Although tensions have simmered along their rugged 2,600-km (1,615-mile) frontier for months, following clashes last October, Friday’s fighting is notable because of Pakistan’s use of warplanes to hit Taliban military installations instead of confining the attacks to the militants it allegedly harbors.

These include targets deep inside the country in Kabul, as well as the southern city of Kandahar, the seat of Taliban supreme leader Hibatullah Akhundzada, according to Pakistan military spokesman Lt. Gen. Ahmed Sharif Chaudhry.

The clashes are unlikely to end there.

“I think in the immediate aftermath, I think hostilities will subside. There will be, I hope there will be a ceasefire through mediation. But I do not see these tensions subsiding in the foreseeable future,” said Abdul Basit,  an expert on militancy and violent extremism at Singapore’s S. Rajaratnam School of International Studies.

Nuclear-armed Pakistan has a formidable military of 660,000 active personnel, backed by a fleet of 465 combat aircraft, several thousand armored fighting vehicles and artillery pieces.

Across the border, the Afghan Taliban has only around 172,000 active military personnel, a smattering of armored vehicles and no real air force.

But the battle-hardened group, which took on a phalanx of Western military powers in 2001 and outlasted them, has the option to lean on insurgents like the TTP and the Baloch Liberation Army (BLA), moving beyond border skirmishes.

Based in Pakistan’s largest and poorest province of Balochistan that borders both Iran and Afghanistan, the BLA has been at the center of a decades-long insurgency, which in recent years has staged large coordinated attacks.
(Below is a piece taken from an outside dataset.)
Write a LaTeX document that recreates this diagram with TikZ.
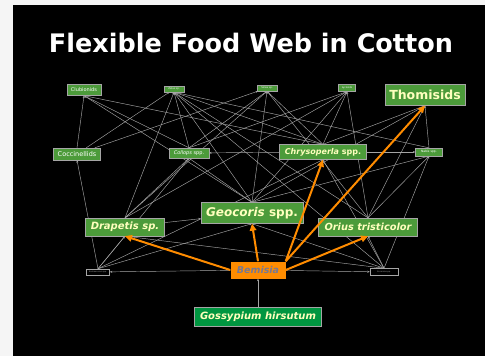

Pakistan has long accused India of backing the insurgents, a charge repeatedly denied by New Delhi, which has retained a robust military deployment along the border since last May.

Although a raft of countries with influence — including China, Russia, Turkiye and Qatar — have indicated an openness to help mediate the conflict, all such efforts have been met with limited success so far.